FX’s ‘Trust’ Journeys Into the Strange and Opulent World of J. Paul Getty
Alci Rengifo
A voluptuous woman dives into a swimming pool. A crowd of rich party goers start singing in unison to Pink Floyd’s “Money.” Thus begins “Trust,” FX’s new drama series focusing on oil baron J. Paul Getty and the 1973 kidnapping of his grandson in Rome. With a pilot directed by Danny Boyle, who also serves as executive producer, the show announces itself as a decadent romp re-creating the world of Getty while also working as a series of character studies. Late last year Ridley Scott explored the story of the Getty kidnapping in the film “All the Money in the World,” but “Trust” has a wider canvas to work with. The pilot takes its time in introducing us to the workings of a secluded, opulent home and its family closets, before gearing up for the big kidnapping. It has energy, dark allure and convincingly transports us into another time.
It is 1973 and Donald Sutherland plays the oil giant Getty, who despairs at watching his grown sons drift away from the family business and pursue their own interests. The old man gazes with envy at families like the Kennedys and Rockefellers, who produced ambitious titans in politics and commerce. His kids prefer to pursue film careers and compose music, when they’re not wasting family money on partying and drugs. Getty himself lives like a Sultan in his mansion, keeping company with in-house girlfriends and planning the construction of a Roman villa in California. But just as his son J. Paul Getty Jr. (Michael Esper) decides he should step up and get back into the family business, Getty’s grandson and Paul’s offspring J. Paul Getty III (Harris Dickinson) returns from wandering around Italy. Paul is the very embodiment of the 1970s, with his long hair and jeans. But Getty takes a liking to the seemingly friendly, open young man and even considers elevating him in the inheritance line. Unbeknown to the tycoon however, are Paul’s lingering problems in Rome. He has ratcheted up quite the debt in partying and drugs (a pastime Getty particularly loathes), and is gearing up to ask for some financial help. As Paul starts believe he’s going to be in the clear, he will become the target of a plot that will fully pull in Getty and the family.

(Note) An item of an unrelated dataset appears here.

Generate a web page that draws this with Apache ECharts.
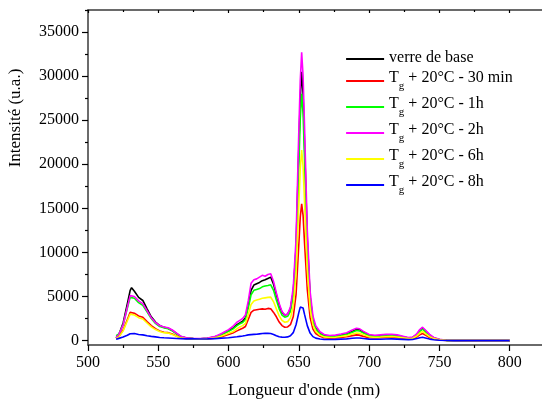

Awash in decadent imagery and the ambiance of wealth, “Trust” uses the Getty story to explore the very attitude of power. The pilot is essentially an introduction to the family. We get a whiff of Ancient Rome as Getty lives secluded amid his great halls, rambling about costs while attending to what amounts to a harem. Boyle captures the fascinating rituals of those who can afford to live lavishly. Paul watches in astonishment as Getty simply taps a girlfriend on the shoulder and announces, “20 minutes.” We then see the tycoon in the act, only to realize age does not forgive and later on a doctor injects an experimental drug into his organ to see if that will do the trick. There are also moments of darker humor, like a scene where Getty’s caravan runs over one of his geese and Boyle simply keeps the camera on the smashed entrails, as other fancy cars carry on. An opening scene where someone commits suicide during a ritzy party with a barbecue fork is striking, but also darkly humorous. In another moment Getty welcomes a “new friend from Africa” which happens to be a lion. We see the glee in the baron’s face as his girlfriends scream in terror at the new pet.
Because the pilot works as an immersion into the Getty world, it is the characters who make the whole hour engaging. Sutherland plays Getty with a jaded presence. Unlike Christopher Plummer’s memorable rendition in the Scott movie, Sutherland doesn’t go for total, menacing evil here. Instead his Getty is a proud man who has become suspicious of everyone and has grown to despise weakness. He’s stuck on his conservative ways, even if he keeps his debaucheries private. He shakes with stunned anger when Paul poses nude for a women’s magazine. Yet during the scenes with Paul we get a glimpse of the potential for niceness in the man, but he’s so set in his ways that he will die worshipping strength and capital. When he complains about something he’s more like a man used to getting what he wants, not out of malevolence, but because this is the kind of life he has built up for himself.
The supporting cast is also strong and refined. Silas Carson is quiet intelligence as Getty’s butler Khan, who sees and hears all. Harris Dickinson is convincing as Paul, a pampered hippie of a kid who isn’t unlikeable, just not very wise. By the end when a bag is placed is over his head we can only shake our heads. There is not much of Brendan Fraser as James Fletcher Chase, a Getty confidant, in the pilot. He only appears for one scene. But we can expect him to become a greater presence once the kidnapping storyline takes off.
“Trust” joins the current obsession with dramatizing the world of the elite on television. But because it is a period piece based on a true life persona it never veers into cheap melodrama or exaggeration. The cast delivers sharp performances and the writing gives the plot space to build without simply rushing into the main crisis. More importantly, it works beyond soap opera or thriller. It is a dark and fascinating take on the inner sanctum of a tycoon and the loneliness of having it all.
“Trust” Season 1 premieres March 25 and airs Sundays at 10 p.m. ET on FX.